The Epoch Times reached out to Public Safety Canada and the Department of Justice for comment but didn’t hear back by publication time.

Unrestricted Warfare

Col. J. Paul de B. Taillon, an adjunct professor at the Royal Military College of Canada, says the Liberal government of Justin Trudeau, similar to that of his father, former prime minister Pierre Trudeau, has been looking at China as an alternative trading partner to the United States—even at one point pursuing a free-trade option with the communist regime in 2017.

But Beijing presents a threat to the West, Taillon says.

Chinese soldiers stand guard

Chinese soldiers stand guard near Tiananmen Square in Beijing on March 5, 2021. (Nicolas Asfouri/AFP via Getty Images)

“We’re looking at elite-capture, entrepreneurial crime. There are numerous open-source indicators that they’re involved in opioid issues in the West, to the extent that between January 2016 and March 2021, according to Canadian documentation, 22,828 Canadians died from opioids,” he said in an interview, citing data captured in parliamentary research.

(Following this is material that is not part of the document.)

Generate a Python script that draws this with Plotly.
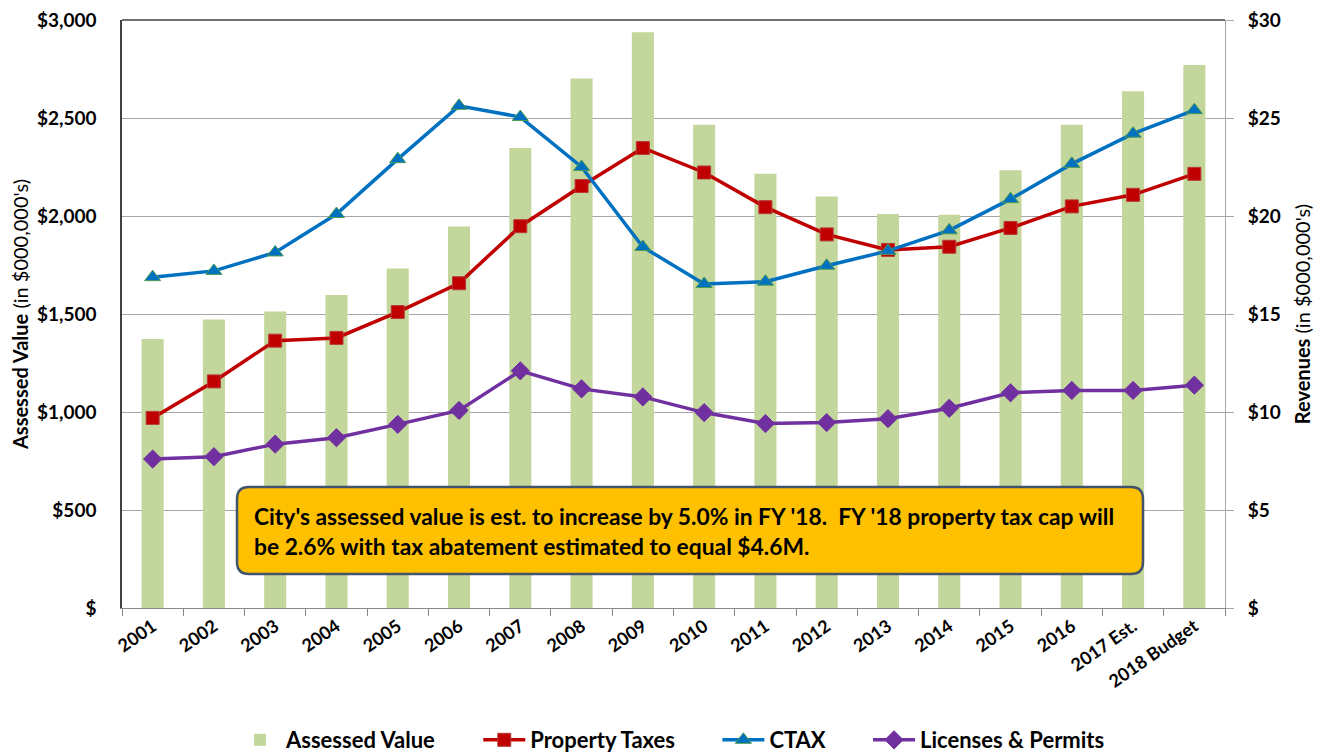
import plotly.graph_objects as go

years = ["2001", "2002", "2003", "2004", "2005", "2006", "2007", "2008", "2009",
         "2010", "2011", "2012", "2013", "2014", "2015", "2016", "2017 Est.", "2018 Budget"]
assessed_value = [1372, 1472, 1513, 1597, 1732, 1947, 2347, 2702, 2937, 2465, 2216,
                  2100, 2010, 2007, 2234, 2465, 2636, 2770]
property_taxes = [9.7, 11.56, 13.64, 13.78, 15.1, 16.57, 19.48, 21.53, 23.47, 22.22,
                  20.45, 19.06, 18.27, 18.43, 19.39, 20.49, 21.08, 22.15]
ctax = [16.88, 17.2, 18.14, 20.1, 22.9, 25.62, 25.05, 22.5, 18.42, 16.53, 16.65,
        17.46, 18.22, 19.27, 20.86, 22.66, 24.2, 25.4]
licenses = [7.6, 7.72, 8.36, 8.69, 9.37, 10.08, 12.1, 11.18, 10.77, 9.97, 9.41,
            9.46, 9.66, 10.19, 10.98, 11.1, 11.1, 11.37]

left_ticks = [0, 500, 1000, 1500, 2000, 2500, 3000]
left_labels = ["$", "$500", "$1,000", "$1,500", "$2,000", "$2,500", "$3,000"]
right_ticks = [0, 5, 10, 15, 20, 25, 30]
right_labels = ["$", "$5", "$10", "$15", "$20", "$25", "$30"]

note_lines = ["City's assessed value is est. to increase by 5.0% in FY '18.  FY '18 property tax cap will",
              "be 2.6% with tax abatement estimated to equal $4.6M."]

FONT = "Lato"
PAD = "&nbsp;" * 7  # extra legend spacing between entries

# page body has an 8px margin: figure occupies (8,8)-(1324,754)
PX0, PY0 = 8, 8
PLOT_L, PLOT_R, PLOT_T, PLOT_B = 122, 1225, 20, 608
PW, PH = PLOT_R - PLOT_L, PLOT_B - PLOT_T

fig = go.Figure()
fig.add_trace(go.Bar(x=years, y=assessed_value, name="Assessed Value" + PAD,
                     marker=dict(color="#C3D69B", line=dict(width=0)), width=0.36))
fig.add_trace(go.Scatter(x=years, y=property_taxes, name="Property Taxes" + PAD, yaxis="y2",
                         mode="lines+markers",
                         line=dict(color="#C00000", width=3.5),
                         marker=dict(symbol="square", size=13, color="#C00000",
                                     line=dict(color="#B83A3A", width=1))))
fig.add_trace(go.Scatter(x=years, y=ctax, name="CTAX" + PAD, yaxis="y2",
                         mode="lines+markers",
                         line=dict(color="#0070C0", width=3.5),
                         marker=dict(symbol="triangle-up", size=14, color="#0070C0",
                                     line=dict(color="#4E9A52", width=1))))
fig.add_trace(go.Scatter(x=years, y=licenses, name="Licenses & Permits", yaxis="y2",
                         mode="lines+markers",
                         line=dict(color="#7030A0", width=3.5),
                         marker=dict(symbol="diamond", size=14, color="#7030A0",
                                     line=dict(color="#7030A0", width=1))))

# rounded note box (paper coordinates)
x0, x1 = (237 - PLOT_L) / PW, (1143 - PLOT_L) / PW
y0, y1 = (PLOT_B - 574) / PH, (PLOT_B - 487) / PH
rx, ry = 12 / PW, 12 / PH
path = (f"M {x0+rx},{y0} L {x1-rx},{y0} Q {x1},{y0} {x1},{y0+ry} "
        f"L {x1},{y1-ry} Q {x1},{y1} {x1-rx},{y1} L {x0+rx},{y1} "
        f"Q {x0},{y1} {x0},{y1-ry} L {x0},{y0+ry} Q {x0},{y0} {x0+rx},{y0} Z")
fig.add_shape(type="path", path=path, xref="paper", yref="paper",
              fillcolor="#FFC000", line=dict(color="#41546B", width=2.5), layer="above")
fig.add_annotation(x=(252 - PLOT_L) / PW, y=(y0 + y1) / 2, xref="paper", yref="paper",
                   xanchor="left", yanchor="middle", align="left", showarrow=False,
                   text="<br>".join(note_lines),
                   font=dict(family=FONT, size=22.8, color="#000000", weight="bold"))

fig.update_layout(
    width=1324 - PX0, height=754 - PY0,
    margin=dict(l=PLOT_L - PX0, r=1324 - PLOT_R, t=PLOT_T - PY0, b=754 - PLOT_B,
                autoexpand=False),
    plot_bgcolor="white", paper_bgcolor="white",
    font=dict(family=FONT, color="#000000"),
    showlegend=True,
    legend=dict(orientation="h", x=(672 - PLOT_L) / PW, xanchor="center",
                y=(PLOT_B - 740) / PH, yanchor="middle",
                font=dict(family=FONT, size=22, weight="bold"), itemwidth=42,
                traceorder="normal"),
    xaxis=dict(type="category", range=[-0.5, len(years) - 0.5], tickangle=-35,
               automargin=False,
               tickfont=dict(family=FONT, size=18, weight="bold"),
               showline=True, linecolor="#888888", linewidth=1,
               ticks="outside", tickson="boundaries", ticklen=7, tickcolor="#888888",
               showgrid=False, ticklabeloverflow="allow"),
    yaxis=dict(range=[0, 3000], tickvals=left_ticks, ticktext=left_labels, automargin=False,
               tickfont=dict(family=FONT, size=19, weight="bold"),
               showgrid=True, gridcolor="#A6A6A6", gridwidth=1,
               showline=True, linecolor="#404040", linewidth=1.5,
               ticks="", ticklabelstandoff=20, zeroline=False, ticklabeloverflow="allow",
               title=dict(text="<b>Assessed Value</b> (in $000,000's)",
                          font=dict(family=FONT, size=20), standoff=8)),
    yaxis2=dict(range=[0, 30], tickvals=right_ticks, ticktext=right_labels,
                overlaying="y", side="right", automargin=False,
                tickfont=dict(family=FONT, size=19, weight="bold"),
                showgrid=False, showline=True, linecolor="#A6A6A6", linewidth=1,
                ticks="outside", ticklen=8, tickcolor="#A6A6A6", ticklabelstandoff=10,
                zeroline=False, ticklabeloverflow="allow",
                title=dict(text="<b>Revenues</b> (in $000,000's)",
                           font=dict(family=FONT, size=20), standoff=16)),
)
fig.add_shape(type="line", xref="paper", yref="paper", x0=0, x1=1, y0=1, y1=1,
              line=dict(color="#404040", width=1.5))

fig.write_html("out.html")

Taillon says that, in its confrontation with the West, communist China is following a strategy outlined in a 1999 book by two Chinese military officers titled “Unrestricted Warfare.” The strategy involves use of military as well as non-military tactics to subvert targets, including drug warfare, media warfare, virtual warfare, and ideological warfare.

“We’re in a non-kinetic war with China, where they are using financial and diplomatic and network and trade as vehicles,” he said.

“I think we’re waking up to the threat. It’s 20 years too late.”